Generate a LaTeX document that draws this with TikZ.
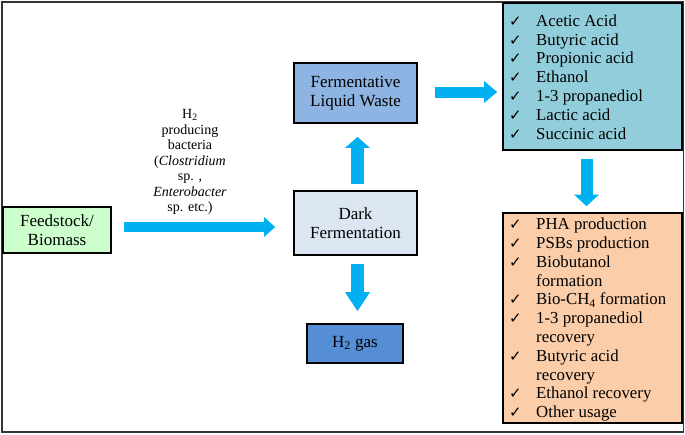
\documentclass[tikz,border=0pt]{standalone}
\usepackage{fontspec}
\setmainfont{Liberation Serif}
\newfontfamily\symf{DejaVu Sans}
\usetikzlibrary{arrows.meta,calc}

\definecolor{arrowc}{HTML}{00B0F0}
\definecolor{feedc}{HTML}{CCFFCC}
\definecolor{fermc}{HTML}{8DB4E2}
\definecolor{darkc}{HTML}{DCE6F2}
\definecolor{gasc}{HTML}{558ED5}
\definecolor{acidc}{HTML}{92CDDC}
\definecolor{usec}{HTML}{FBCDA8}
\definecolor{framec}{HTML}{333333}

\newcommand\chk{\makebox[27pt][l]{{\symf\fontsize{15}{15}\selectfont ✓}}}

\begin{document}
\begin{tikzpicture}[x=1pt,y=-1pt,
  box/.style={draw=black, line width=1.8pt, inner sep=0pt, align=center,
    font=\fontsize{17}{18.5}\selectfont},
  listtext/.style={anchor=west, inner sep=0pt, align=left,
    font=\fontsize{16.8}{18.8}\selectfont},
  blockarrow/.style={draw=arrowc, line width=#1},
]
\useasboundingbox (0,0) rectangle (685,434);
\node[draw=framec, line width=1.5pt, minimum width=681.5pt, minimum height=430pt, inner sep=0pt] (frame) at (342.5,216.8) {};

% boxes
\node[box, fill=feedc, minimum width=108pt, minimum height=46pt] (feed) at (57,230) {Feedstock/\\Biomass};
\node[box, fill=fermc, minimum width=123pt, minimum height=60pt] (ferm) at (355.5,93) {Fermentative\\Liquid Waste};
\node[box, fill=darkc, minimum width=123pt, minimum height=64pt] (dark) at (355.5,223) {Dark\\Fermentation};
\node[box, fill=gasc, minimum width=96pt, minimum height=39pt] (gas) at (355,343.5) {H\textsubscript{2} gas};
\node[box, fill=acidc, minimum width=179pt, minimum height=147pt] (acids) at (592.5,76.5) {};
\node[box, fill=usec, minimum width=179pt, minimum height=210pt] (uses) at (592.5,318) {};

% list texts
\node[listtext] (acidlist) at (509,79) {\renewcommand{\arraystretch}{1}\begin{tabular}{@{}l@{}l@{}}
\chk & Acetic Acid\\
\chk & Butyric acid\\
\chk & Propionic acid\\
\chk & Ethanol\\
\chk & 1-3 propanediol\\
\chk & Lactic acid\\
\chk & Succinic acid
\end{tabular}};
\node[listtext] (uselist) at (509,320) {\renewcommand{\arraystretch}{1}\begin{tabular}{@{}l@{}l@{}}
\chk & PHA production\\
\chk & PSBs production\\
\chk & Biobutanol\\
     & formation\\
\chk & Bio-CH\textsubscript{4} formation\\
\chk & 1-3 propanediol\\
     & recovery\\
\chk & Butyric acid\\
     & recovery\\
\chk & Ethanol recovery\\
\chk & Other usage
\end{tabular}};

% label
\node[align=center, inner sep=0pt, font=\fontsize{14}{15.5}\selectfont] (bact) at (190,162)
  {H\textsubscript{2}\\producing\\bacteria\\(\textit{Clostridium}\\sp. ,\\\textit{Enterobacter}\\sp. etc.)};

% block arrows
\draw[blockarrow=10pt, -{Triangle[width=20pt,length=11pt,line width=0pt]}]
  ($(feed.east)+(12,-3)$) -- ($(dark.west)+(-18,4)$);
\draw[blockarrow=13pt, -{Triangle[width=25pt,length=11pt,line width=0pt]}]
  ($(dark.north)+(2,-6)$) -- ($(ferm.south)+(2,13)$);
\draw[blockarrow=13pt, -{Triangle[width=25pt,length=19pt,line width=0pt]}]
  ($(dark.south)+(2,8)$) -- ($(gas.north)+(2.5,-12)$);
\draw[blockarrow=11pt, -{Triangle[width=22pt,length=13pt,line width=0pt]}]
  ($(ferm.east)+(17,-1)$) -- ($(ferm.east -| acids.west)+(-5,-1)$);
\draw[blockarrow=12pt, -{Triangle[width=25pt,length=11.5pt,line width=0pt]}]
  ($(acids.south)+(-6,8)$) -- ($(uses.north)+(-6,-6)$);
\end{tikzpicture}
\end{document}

• _Problem to work on_
Without the pictures, write out all of the material exactly.

• _Task solution_
Generate a LaTeX document that draws this with TikZ.
\documentclass[tikz,border=0pt]{standalone}
\usepackage{fontspec}
\setmainfont{Liberation Serif}
\newfontfamily\symf{DejaVu Sans}
\usetikzlibrary{arrows.meta,calc}

\definecolor{arrowc}{HTML}{00B0F0}
\definecolor{feedc}{HTML}{CCFFCC}
\definecolor{fermc}{HTML}{8DB4E2}
\definecolor{darkc}{HTML}{DCE6F2}
\definecolor{gasc}{HTML}{558ED5}
\definecolor{acidc}{HTML}{92CDDC}
\definecolor{usec}{HTML}{FBCDA8}
\definecolor{framec}{HTML}{333333}

\newcommand\chk{\makebox[27pt][l]{{\symf\fontsize{15}{15}\selectfont ✓}}}

\begin{document}
\begin{tikzpicture}[x=1pt,y=-1pt,
  box/.style={draw=black, line width=1.8pt, inner sep=0pt, align=center,
    font=\fontsize{17}{18.5}\selectfont},
  listtext/.style={anchor=west, inner sep=0pt, align=left,
    font=\fontsize{16.8}{18.8}\selectfont},
  blockarrow/.style={draw=arrowc, line width=#1},
]
\useasboundingbox (0,0) rectangle (685,434);
\node[draw=framec, line width=1.5pt, minimum width=681.5pt, minimum height=430pt, inner sep=0pt] (frame) at (342.5,216.8) {};

% boxes
\node[box, fill=feedc, minimum width=108pt, minimum height=46pt] (feed) at (57,230) {Feedstock/\\Biomass};
\node[box, fill=fermc, minimum width=123pt, minimum height=60pt] (ferm) at (355.5,93) {Fermentative\\Liquid Waste};
\node[box, fill=darkc, minimum width=123pt, minimum height=64pt] (dark) at (355.5,223) {Dark\\Fermentation};
\node[box, fill=gasc, minimum width=96pt, minimum height=39pt] (gas) at (355,343.5) {H\textsubscript{2} gas};
\node[box, fill=acidc, minimum width=179pt, minimum height=147pt] (acids) at (592.5,76.5) {};
\node[box, fill=usec, minimum width=179pt, minimum height=210pt] (uses) at (592.5,318) {};

% list texts
\node[listtext] (acidlist) at (509,79) {\renewcommand{\arraystretch}{1}\begin{tabular}{@{}l@{}l@{}}
\chk & Acetic Acid\\
\chk & Butyric acid\\
\chk & Propionic acid\\
\chk & Ethanol\\
\chk & 1-3 propanediol\\
\chk & Lactic acid\\
\chk & Succinic acid
\end{tabular}};
\node[listtext] (uselist) at (509,320) {\renewcommand{\arraystretch}{1}\begin{tabular}{@{}l@{}l@{}}
\chk & PHA production\\
\chk & PSBs production\\
\chk & Biobutanol\\
     & formation\\
\chk & Bio-CH\textsubscript{4} formation\\
\chk & 1-3 propanediol\\
     & recovery\\
\chk & Butyric acid\\
     & recovery\\
\chk & Ethanol recovery\\
\chk & Other usage
\end{tabular}};

% label
\node[align=center, inner sep=0pt, font=\fontsize{14}{15.5}\selectfont] (bact) at (190,162)
  {H\textsubscript{2}\\producing\\bacteria\\(\textit{Clostridium}\\sp. ,\\\textit{Enterobacter}\\sp. etc.)};

% block arrows
\draw[blockarrow=10pt, -{Triangle[width=20pt,length=11pt,line width=0pt]}]
  ($(feed.east)+(12,-3)$) -- ($(dark.west)+(-18,4)$);
\draw[blockarrow=13pt, -{Triangle[width=25pt,length=11pt,line width=0pt]}]
  ($(dark.north)+(2,-6)$) -- ($(ferm.south)+(2,13)$);
\draw[blockarrow=13pt, -{Triangle[width=25pt,length=19pt,line width=0pt]}]
  ($(dark.south)+(2,8)$) -- ($(gas.north)+(2.5,-12)$);
\draw[blockarrow=11pt, -{Triangle[width=22pt,length=13pt,line width=0pt]}]
  ($(ferm.east)+(17,-1)$) -- ($(ferm.east -| acids.west)+(-5,-1)$);
\draw[blockarrow=12pt, -{Triangle[width=25pt,length=11.5pt,line width=0pt]}]
  ($(acids.south)+(-6,8)$) -- ($(uses.north)+(-6,-6)$);
\end{tikzpicture}
\end{document}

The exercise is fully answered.